begin PROVIDED DATA

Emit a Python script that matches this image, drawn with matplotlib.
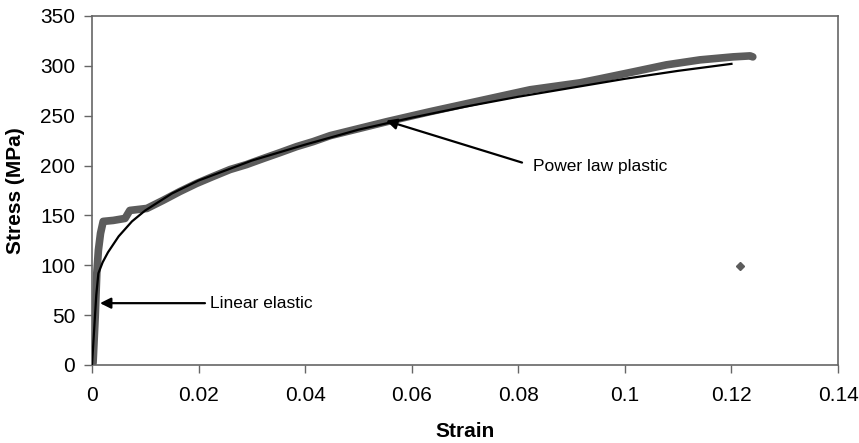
import matplotlib
matplotlib.use('Agg')
import matplotlib.pyplot as plt

plt.rcParams['font.family'] = ['Liberation Sans', 'DejaVu Sans']

# ── Data ────────────────────────────────────────────────────────────────────
# experimental stress-strain record (grey band)
exp_strain = [0.0, 0.0002, 0.0006, 0.0009, 0.0012, 0.0016, 0.0021, 0.004,
              0.0062, 0.0071, 0.0103, 0.0133, 0.0165, 0.0196, 0.0227, 0.0259,
              0.029, 0.0321, 0.0353, 0.0384, 0.0415, 0.0447, 0.0553, 0.0634,
              0.0728, 0.0822, 0.0916, 0.0953, 0.1016, 0.1078, 0.1141, 0.1203,
              0.1235, 0.124]
exp_stress = [0, 2, 48, 92, 115, 132, 144, 145,
              147, 155, 157, 165, 174, 182, 189, 196,
              201, 207, 213, 219, 224, 230, 244, 254,
              265, 276, 283, 287, 294, 301, 306, 309,
              310, 309]

# single stray reading
stray_strain = [0.1216]
stray_stress = [99]

# linear elastic + power law plastic model (black line)
fit_strain = [0.0, 0.0004, 0.0008, 0.0012, 0.002, 0.003, 0.005, 0.0075, 0.01,
              0.015, 0.02, 0.03, 0.04, 0.05, 0.06, 0.07, 0.08, 0.09, 0.10,
              0.11, 0.12]
fit_stress = [0, 35, 70, 92, 103, 113, 129, 144, 155,
              172, 185, 205, 221, 236, 248, 259, 269, 278, 287,
              295, 302]

# ── Figure ──────────────────────────────────────────────────────────────────
fig = plt.figure(figsize=(8.59, 4.43), dpi=100)
ax = fig.add_axes([0.1071, 0.1761, 0.8685, 0.7878])

ax.plot(exp_strain, exp_stress, color='#5c5c5c', linewidth=5.5,
        solid_capstyle='round', solid_joinstyle='round', zorder=2)
ax.plot(stray_strain, stray_stress, linestyle='none', marker='D',
        markersize=4, color='#5c5c5c', zorder=2)
ax.plot(fit_strain, fit_stress, color='black', linewidth=1.6, zorder=3)

# annotations
arrow = dict(arrowstyle='-|>', color='black', lw=1.6, mutation_scale=16,
             shrinkA=0, shrinkB=0)
ax.annotate('', xy=(0.0015, 62), xytext=(0.0212, 62), arrowprops=arrow,
            zorder=4)
ax.text(0.0222, 62, 'Linear elastic', fontsize=12.5, va='center', ha='left')
ax.annotate('', xy=(0.0552, 245), xytext=(0.0807, 203), arrowprops=arrow,
            zorder=4)
ax.text(0.0828, 199, 'Power law plastic', fontsize=12.5, va='center',
        ha='left')

ax.set_xlim(0, 0.14)
ax.set_ylim(0, 350)
ax.set_xticks([0, 0.02, 0.04, 0.06, 0.08, 0.10, 0.12, 0.14])
ax.set_xticklabels(['0', '0.02', '0.04', '0.06', '0.08', '0.1', '0.12', '0.14'])
ax.set_yticks(range(0, 351, 50))

ax.set_xlabel('Strain', fontsize=15, fontweight='bold')
ax.set_ylabel('Stress (MPa)', fontsize=15, fontweight='bold')
ax.xaxis.set_label_coords(0.5, -0.192)
ax.xaxis.label.set_va('center')
ax.yaxis.set_label_coords(-0.103, 0.5)
ax.yaxis.label.set_va('center')

for sp in ax.spines.values():
    sp.set_color('#666666')
    sp.set_linewidth(1.2)
ax.tick_params(direction='out', length=6, width=1.0, color='#666666',
               labelsize=15)
ax.tick_params(axis='x', pad=9)
ax.tick_params(axis='y', pad=6)

fig.savefig('out.png', dpi=100)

end PROVIDED DATA

### CHALLENGE
Starting with the first line of the data above and ending with the line containing "plt.rcParams['font.family'] = ['Liberation", please restate every line exactly, leaving images out.

### FULL ANSWER
Emit a Python script that matches this image, drawn with matplotlib.
import matplotlib
matplotlib.use('Agg')
import matplotlib.pyplot as plt

plt.rcParams['font.family'] = ['Liberation Sans', 'DejaVu Sans']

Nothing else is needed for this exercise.